All ten of these projects have already received multiple construction extensions from state agencies and the Federal Energy Regulatory Commission, and three have already been issued export extensions by the DOE. Another four projects are currently under construction but might have to pick up the pace to meet the seven year deadline by which exports must begin, or risk having their permits expire.
A wave of 31 LNG export terminals have been proposed in the U.S. over the last few years, and all but four of these projects—some of which were approved as far back as 2016—are still in the planning stages. Some experts have questioned whether the market can bear the large number of proposed projects, and whether so many LNG export terminals would drive up natural gas prices for American businesses and consumers.
The U.S. would have to export nearly 60 percent of the gas it produces to support all the gas export facilities proposed over the next decade.

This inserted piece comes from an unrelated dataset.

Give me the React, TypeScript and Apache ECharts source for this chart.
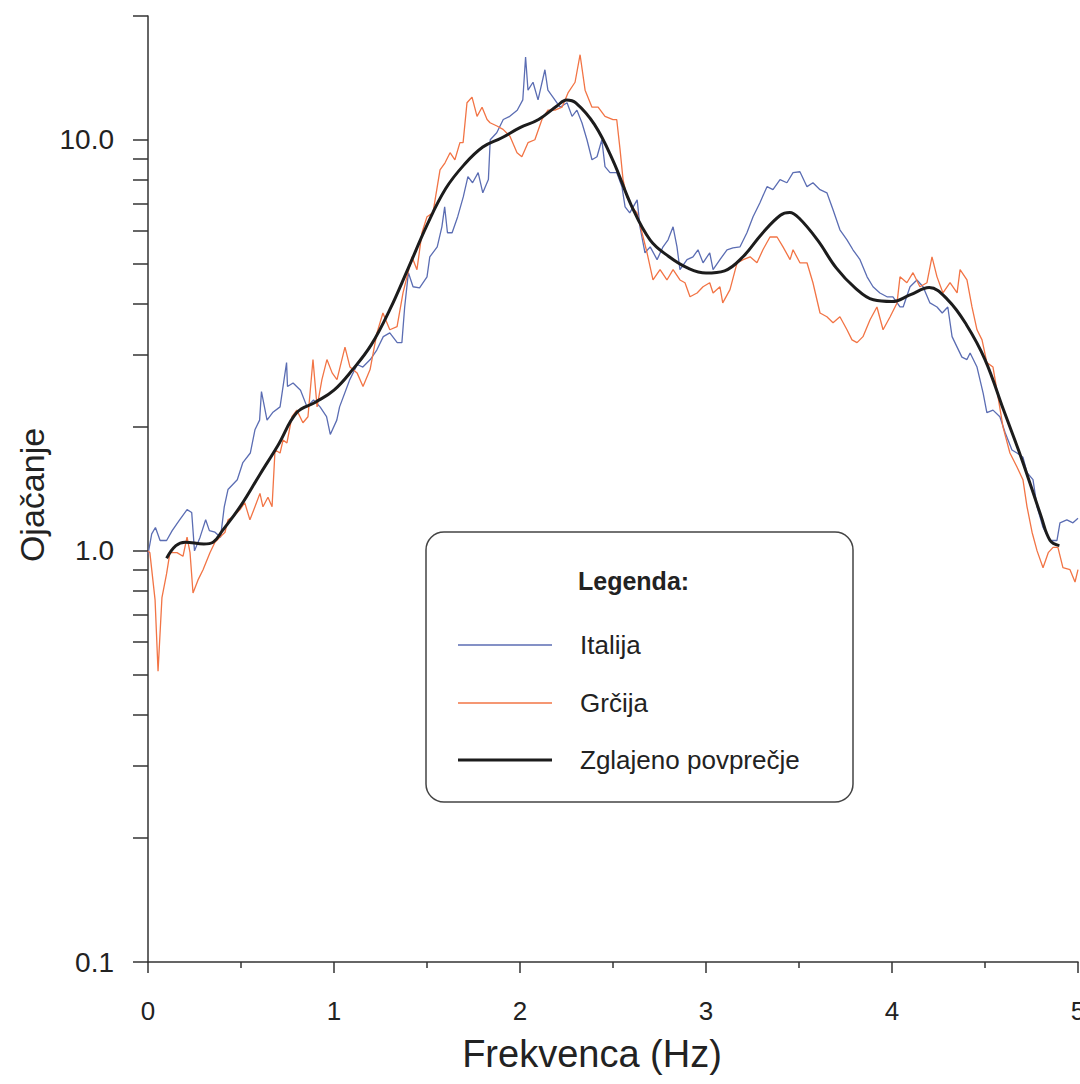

The new DOE policy will allow the agency to better assess whether new applications to export LNG to countries with which the U.S. has not entered into a free trade agreement are in the public interest. The U.S. has free trade agreements in force with 20 countries. But if companies want to export LNG to the rest of the world—including coveted Asian markets that represent the bulk of future energy demand—they must obtain special approval from the DOE and allow for public input in response to the application.
The new policy will also “provide more certainty to the U.S. and global LNG export markets; and ensure that DOE is making decisions utilizing the latest market information and analytical tools available,” according to the department. Finally, the policy could help newer LNG projects compete in an oversaturated market, including those that use newer technology and are committed to adopting better environmental practices.